New sauces and jams always piqued my curiosity to find out their taste and it was the plethora of accompaniments that caught my attention at the savoury table. Instead of pairing them with the Italian Cold Cuts, I walloped them with home-made breads, drizzled some sweet Figs Mustard on the Radicchio, Pear, Gorgonzola cheese salad and Aged balsamic vinegar, and dunked the grilled Portobello mushroom with sweet chilli and arugula salad into Olive Tapenade. Out of the accompaniments, I adore the Creamy Walnut sauce, which tasted like honey peanut butter.
The list doesn't stop here. There is still the concentrated Wild Mushroom Soup, Tuscany style marinated octopus, cheek peas and green asparagus salad, sundries tomatoes and an extravagant cheese platter that looked like the playing poker cards spread out neatly on the tables, only difference being that these are edible.
As tempting as it is to continue grazing on savories, reserve room for the astoundingly delicious pastas, prepared under the watchful eye of Pontini's head chef, Daniele Sarno. Despite being so young at only 30, the Florence-born chef already has 15 years of culinary experience, and working as a professional sommelier at Michelin-star restaurant!
Toothsome penne luxuriates in the creamy pool of "Roman Cabonara" and ham, while in another wee dish, the Tagiolini was coated evenly in "Genovese” style basil pesto sauce, which emitted a strange herby flavour. The so-called Italian Meepok "Tagliatelle" was not bad too, tossed in a jumble of wild mushroom, pancetta, pine nuts and parmesan cheese.
Among the list of Secondi (Main Courses), the juicy chicken thigh basted in “Diavola”, spicy capsicum and tangy tomato sauce with dried oregano was wholesome and satisfying. The Piedmont style braised beef brisket on potato fondant in herb gravy, worked on textures but I could not comprehend its rustic, faint flavour. My favourite is still the oven-baked Norwegian salmon mignon in pistachio crust; a reminder of how seductive simplicity and freshness can be.
Having learnt that the hotel has recently welcomed a new Executive pastry chef, Mr Nicolas Maugard, I was yearning for the moment to try the Italian desserts.
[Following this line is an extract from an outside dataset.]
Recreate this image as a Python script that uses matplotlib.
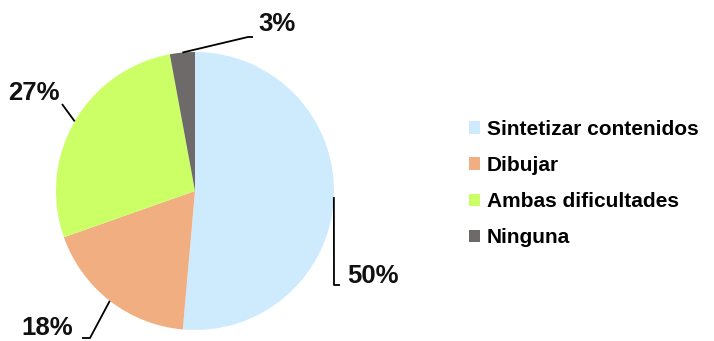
import numpy as np
import matplotlib
matplotlib.use('Agg')
from matplotlib import pyplot as plt

labels = ['Sintetizar contenidos', 'Dibujar', 'Ambas dificultades', 'Ninguna']
values = [51.4, 18.2, 27.5, 2.9]   # slice sizes
pct_text = ['50%', '18%', '27%', '3%']  # labels as printed
colors = ['#CDEBFD', '#F1AE80', '#CCFF66', '#6E6A6A']

W, H = 714, 341
plt.rcParams['font.family'] = ['Liberation Sans', 'DejaVu Sans']

fig = plt.figure(figsize=(W / 100, H / 100), dpi=100)
ax = fig.add_axes([0, 0, 1, 1])

cx, cy, r = 195, H - 191, 139
wedges, _ = ax.pie(values, colors=colors, startangle=90, counterclock=False,
                   center=(cx, cy), radius=r, frame=True)
ax.set_xlim(0, W)
ax.set_ylim(0, H)
ax.set_aspect('equal')
ax.axis('off')

# leader lines: elbow points (pixel layout), label position, alignment
leaders = [
    ([(334, 285), (340, 285)], (347, 276), 'left'),
    ([(90, 338), (82, 338)], (73, 328), 'right'),
    ([(62, 104)], (60, 93), 'right'),
    ([(248, 37), (253, 37)], (258, 24), 'left'),
]
for w, txt, (pts, lab, ha) in zip(wedges, pct_text, leaders):
    mid = np.deg2rad((w.theta1 + w.theta2) / 2)
    x0 = cx + r * np.cos(mid)
    y0 = cy + r * np.sin(mid)
    xs = [x0] + [p[0] for p in pts]
    ys = [y0] + [H - p[1] for p in pts]
    ax.plot(xs, ys, color='black', lw=1.3, solid_capstyle='butt')
    ax.text(lab[0], H - lab[1], txt, ha=ha, va='center', fontsize=18.5,
            fontweight='bold', color='#111111')

fig.legend(wedges, labels, loc='upper left', bbox_to_anchor=(469 / W, 1 - 120 / H),
           frameon=False, prop={'weight': 'bold', 'size': 15},
           handlelength=0.55, handleheight=0.55, handletextpad=0.3,
           labelspacing=0.82, borderaxespad=0, borderpad=0)

fig.savefig('out.png', dpi=100)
Hailing from Normandy, France, Chef Nicolas has worked for renowned Michelin starred restaurants in France and awarded second prize at the prestigious Championnat de France des desserts competition with his signature creation – roasted pineapple with eight flavoured sorbet.
Being established for at least 15 years, Pontini has gained a strong reputation for its exquisite Italian cuisine with a modern twist. For me, pasta is really the best thing going here and the flavours are very authentically Italian. For a very good price of $48, there is plenty to enjoy at this buffet and you can taste your way through to decide on your favourite.